A DW já esteve na região com Maniuk um ano atrás. Desde então cresceram muito mais gramíneas: enquanto na época havia umas 200 espécies de plantas floridas, hoje são quase 500; onde antes só havia areia, hoje há prados verdes. Por toda parte florescem papoulas, carriços, cardos, cítisos, grãos silvestres.

Já há árvores de cinco a seis metros, em um ano os salgueiros e álamos cresceram cerca de um metro. “Com o tempo, vão se formar não só bosques aqui, mas também prados”, assegura o ecologista. A certa altura ele avisa que não devemos mais avançar, é perigoso demais: “O bosque se transformou, ficou maior e mais denso.”

O último ano não foi fácil para as várzeas: o verão e outono de 2024 foram secos demais, as árvores começaram a murchar. Porém conseguiram se recuperar, graças às chuvas da primavera: “Os prados venceram a primeira prova da seca, mas agora este verão nos preocupa.”

É questionável se esse ecossistema sequer tem um futuro, pois na Ucrânia ainda se discute se vale a pena reconstruir a hidrelétrica de Kakhovka.

O ecologista e historiador agrário Petro Volvach já vagava por esses prados na infância, antes da construção da barragem. Ele é contra a reconstrução, que aniquilaria a paisagem marginal reconstituída. Vadym Maniuk concorda: “Estou seguro de que este parque nacional seria um dos dez melhores da Europa. Ele é incrível!”

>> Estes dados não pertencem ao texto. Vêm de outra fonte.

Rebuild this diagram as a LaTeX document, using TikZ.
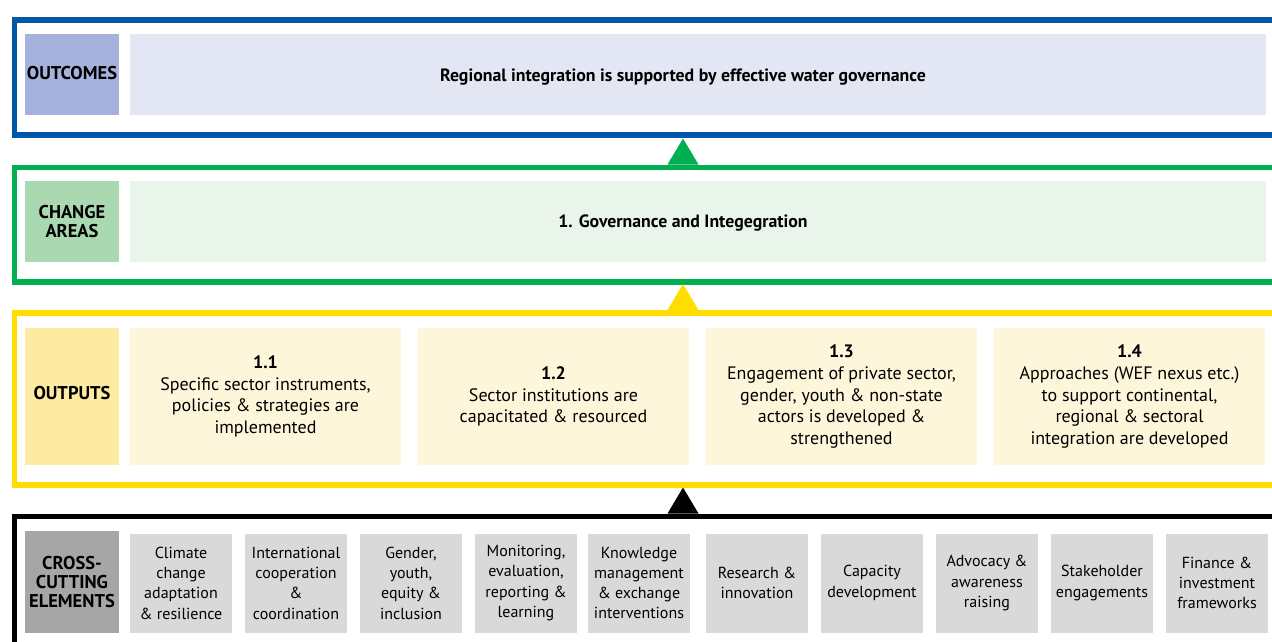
\documentclass[tikz,border=0pt]{standalone}
\usepackage{fontspec}
\setmainfont{PT Sans}
\usepackage{xcolor}
\usepackage{tikz}
\usetikzlibrary{positioning}
\definecolor{outblue}{HTML}{0057A8}
\definecolor{outtag}{HTML}{A6B2DB}
\definecolor{outlight}{HTML}{E3E7F3}
\definecolor{chgreen}{HTML}{00B050}
\definecolor{chtag}{HTML}{AAD8B0}
\definecolor{chlight}{HTML}{E9F4EA}
\definecolor{opyellow}{HTML}{FFDD00}
\definecolor{optag}{HTML}{FDEBA1}
\definecolor{oplight}{HTML}{FEF6DA}
\definecolor{cctag}{HTML}{A6A6A6}
\definecolor{cclight}{HTML}{D9D9D9}
\tikzstyle{band} = [draw, line width=5.5pt, anchor=north west, minimum width=1290pt, inner sep=0pt]
\tikzstyle{tag} = [font=\fontsize{18.5}{18.5}\selectfont\bfseries, align=center, minimum width=94pt, inner sep=0pt]
\tikzstyle{wide} = [minimum width=1136pt, minimum height=81pt, inner sep=0pt]
\tikzstyle{headline} = [font=\fontsize{17.8}{20}\selectfont\bfseries, inner sep=0pt]
\tikzstyle{outbox} = [font=\fontsize{18}{21.7}\selectfont, align=center, fill=oplight, minimum width=271pt, minimum height=137pt, inner sep=0pt]
\tikzstyle{ccbox} = [font=\fontsize{16}{20.3}\selectfont, align=center, fill=cclight, minimum width=102pt, minimum height=99pt, inner sep=0pt]

\begin{document}
\begin{tikzpicture}[x=1pt, y=-1pt]
	\useasboundingbox (0,0) rectangle (1272,641);
	\clip (0,0) rectangle (1272,641);
	
	% frames
	\node (outframe) [band, draw=outblue, minimum height=115pt] at (11.5,17) {};
	\node (chframe) [band, draw=chgreen, minimum height=114.5pt] at (11.5,164.5) {};
	\node (opframe) [band, draw=opyellow, minimum height=172pt] at (11.5,310) {};
	\node (ccframe) [band, draw=black, minimum height=190pt] at (11.5,513.5) {};
	
	% arrows between levels
	\coordinate (mid) at (683,0);
	\fill [chgreen] (mid |- chframe.north) ++(-15.5,0) -- ++(31,0) -- ++(-15.5,-26) -- cycle;
	\fill [opyellow] (mid |- opframe.north) ++(-15.5,0) -- ++(31,0) -- ++(-15.5,-26) -- cycle;
	\fill [black] (mid |- ccframe.north) ++(-15.5,0) -- ++(31,0) -- ++(-15.5,-26) -- cycle;
	
	% outcomes
	\node (outlabel) [tag, fill=outtag, minimum height=81pt] at (72,74.5) {\raisebox{2.5pt}{OUTCOMES}};
	\node (outbg) [wide, fill=outlight] at (698,74.5) {};
	\node (outtext) [headline] at ([yshift=-2.5pt]mid |- outbg) {Regional integration is supported by effective water governance};
	
	% change areas
	\node (chlabel) [tag, fill=chtag, minimum height=81pt] at (72,221.5) {CHANGE\\AREAS};
	\node (chbg) [wide, fill=chlight] at (698,221.5) {};
	\node (chtext) [headline] at ([yshift=-1.5pt]mid |- chbg) {1. Governance and Integegration};
	
	% outputs
	\node (oplabel) [tag, fill=optag, minimum height=137pt] at (72,396.5) {\raisebox{7pt}{OUTPUTS}};
	\begin{scope}[node distance=288pt]
		\node (op1) [outbox] at (265.5,396.5) {\textbf{1.1}\\Specific sector instruments,\\policies \& strategies are\\implemented};
		\node (op2) [outbox, right of=op1] {\textbf{1.2}\\Sector institutions are\\capacitated \& resourced};
		\node (op3) [outbox, right of=op2] {\textbf{1.3}\\Engagement of private sector,\\gender, youth \& non-state\\actors is developed \&\\strengthened};
		\node (op4) [outbox, right of=op3] {\textbf{1.4}\\Approaches (WEF nexus etc.)\\to support continental,\\regional \& sectoral\\integration are developed};
	\end{scope}
	
	% cross-cutting elements
	\node (cclabel) [tag, fill=cctag, minimum height=102pt, font=\fontsize{18.5}{19}\selectfont\bfseries] at (72,582) {CROSS-\\CUTTING\\ELEMENTS};
	\begin{scope}[node distance=115pt]
		\node (cc1) [ccbox] at (181,583) {Climate\\change\\adaptation\\\& resilience};
		\node (cc2) [ccbox, right of=cc1] {International\\cooperation\\\&\\coordination};
		\node (cc3) [ccbox, right of=cc2] {Gender,\\youth,\\equity \&\\inclusion};
		\node (cc4) [ccbox, right of=cc3] {Monitoring,\\evaluation,\\reporting \&\\learning};
		\node (cc5) [ccbox, right of=cc4, xshift=-2pt] {Knowledge\\management\\\& exchange\\interventions};
		\node (cc6) [ccbox, right of=cc5, xshift=3pt] {Research \&\\innovation};
		\node (cc7) [ccbox, right of=cc6] {Capacity\\development};
		\node (cc8) [ccbox, right of=cc7] {Advocacy \&\\awareness\\raising};
		\node (cc9) [ccbox, right of=cc8] {Stakeholder\\engagements};
		\node (cc10) [ccbox, right of=cc9] {Finance \&\\investment\\frameworks};
	\end{scope}
\end{tikzpicture}
\end{document}
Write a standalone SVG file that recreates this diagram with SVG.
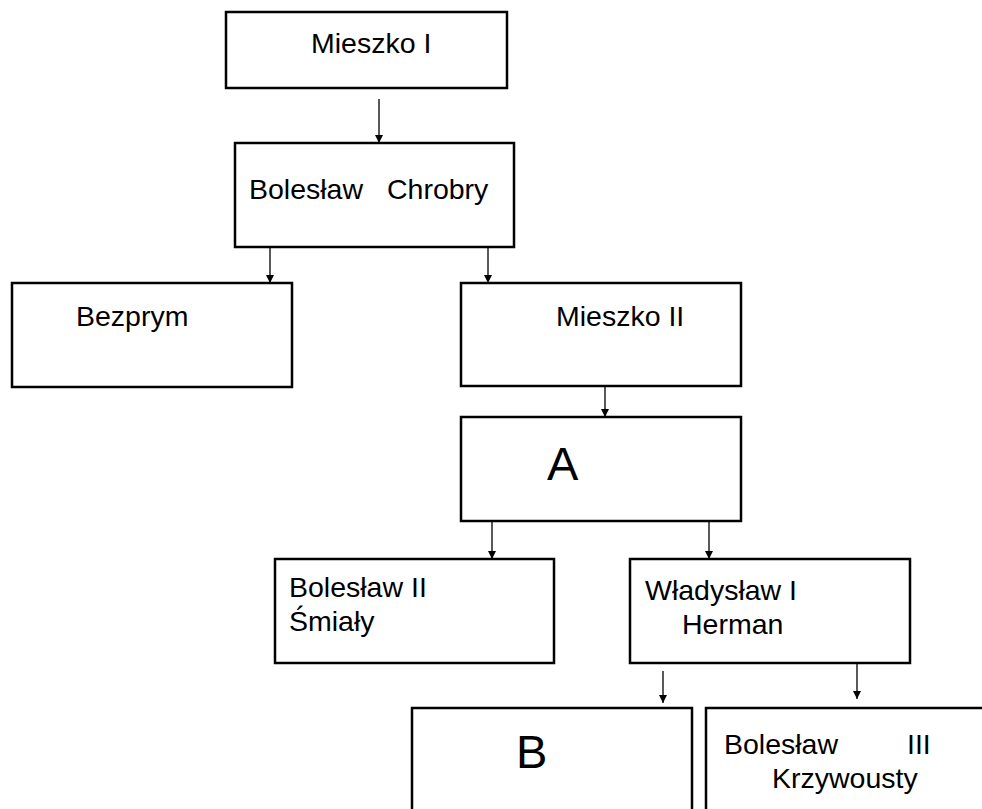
<svg xmlns="http://www.w3.org/2000/svg" width="982" height="809" viewBox="0 0 982 809">
<style>
.box{fill:#fff;stroke:#000;stroke-width:2.5}
.t{font-family:"Liberation Sans",Arial,Helvetica,sans-serif;font-size:28.5px;fill:#000}
.big{font-size:47px}
.c{stroke:#000;stroke-width:1.3;fill:none;marker-end:url(#ah)}
</style>
<defs>
<marker id="ah" viewBox="0 0 10 10" refX="10" refY="5" markerWidth="8" markerHeight="8" markerUnits="userSpaceOnUse" orient="auto">
<path d="M0,0 L10,5 L0,10 z" fill="#000"/>
</marker>
</defs>
<rect width="982" height="809" fill="#fff"/>
<g id="connectors">
<line class="c" x1="379" y1="99" x2="379" y2="143"/>
<line class="c" x1="270" y1="247" x2="270" y2="283"/>
<line class="c" x1="488" y1="247" x2="488" y2="283"/>
<line class="c" x1="605" y1="386" x2="605" y2="417"/>
<line class="c" x1="492" y1="521" x2="492" y2="559"/>
<line class="c" x1="709" y1="521" x2="709" y2="559"/>
<line class="c" x1="663" y1="671" x2="663" y2="703"/>
<line class="c" x1="857" y1="663" x2="857" y2="699"/>
</g>
<g id="mieszko1">
<rect class="box" x="226" y="12" width="281" height="76"/>
<text class="t" x="311" y="53">Mieszko I</text>
</g>
<g id="chrobry">
<rect class="box" x="235" y="143" width="279" height="104"/>
<text class="t" x="249" y="199">Bolesław</text>
<text class="t" x="387" y="199">Chrobry</text>
</g>
<g id="bezprym">
<rect class="box" x="12" y="283" width="280" height="104"/>
<text class="t" x="76" y="326">Bezprym</text>
</g>
<g id="mieszko2">
<rect class="box" x="461" y="283" width="280" height="103"/>
<text class="t" x="556" y="326">Mieszko II</text>
</g>
<g id="a">
<rect class="box" x="461" y="417" width="280" height="104"/>
<text class="t big" x="547" y="480">A</text>
</g>
<g id="boleslaw2">
<rect class="box" x="275" y="559" width="279" height="104"/>
<text class="t" x="289" y="597">Bolesław II</text>
<text class="t" x="289" y="631">Śmiały</text>
</g>
<g id="wladyslaw">
<rect class="box" x="630" y="559" width="280" height="104"/>
<text class="t" x="645" y="600">Władysław I</text>
<text class="t" x="682" y="634">Herman</text>
</g>
<g id="b">
<rect class="box" x="412" y="708" width="280" height="120"/>
<text class="t big" x="516" y="768">B</text>
</g>
<g id="boleslaw3">
<rect class="box" x="706" y="708" width="300" height="120"/>
<text class="t" x="724" y="754">Bolesław</text>
<text class="t" x="907" y="754">III</text>
<text class="t" x="772" y="788">Krzywousty</text>
</g>
</svg>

Estatal de energia quer hidrelétrica de volta

Engenheiros contra-argumentam que toda a instalação da hidrelétrica de Kakhovka é importante para o abastecimento da população com água e para as empresas da região, assim como para a irrigação dos campos cultivados, a navegação e o sistema energético: desde a destruição da barragem, alegam, não há água suficiente para todos.

Segundo o funcionário da hidrelétrica Oleh Pashchenko, a falta da barragem ameaçaria a sobrevivência de toda a região. Já nos primeiros seis meses apos a destruição da barragem, o nível hídrico caiu cinco metros; hoje a diferença seria de 15 metros ou mais. “A cada ano tem menos água nos poços”, afirma.

O engenheiro prevê que 2025 será um ano difícil para o rio Dnipro, pois o afluxo d’água já é de três a cinco vezes menor do que o usual. Se a barragem não for restaurada, tudo vai piorar, adverte: “Vamos ter um deserto.”

A situação só não seria ainda tão dramática devido à considerável redução da população – em decorrência da guerra iniciada pela Rússia em 24 de fevereiro de 2022 –, e pelo fato de a agricultura e a indústria não estarem funcionando com capacidade total. Mas quando os habitantes retornarem, a água ficará escassa, assegura Pashchenko.

Nesse ínterim, a estatal de eletricidade Ukrhydroenergo desenvolve planos para o restabelecimento da usina e da barragem. Depois do exame dos restos do reservatório e do fundo da barragem, os trabalhos de construção poderão levar de cinco a seis anos, dos quais dois só para recuperar o nível de água.

A empresa está convencida de que esse é o único modo de garantir o abastecimento da região com água potável. Seu diretor geral, Bohdan Sukhetsky, anuncia: “Se o Estado precisar, vamos construir lá uma grande hidrelétrica. Tudo depende da situação econômica. Além disso, sem a barragem de Kakhovka é impossível o funcionamento da usina nuclear de Zaporíjia, especialistas constataram.”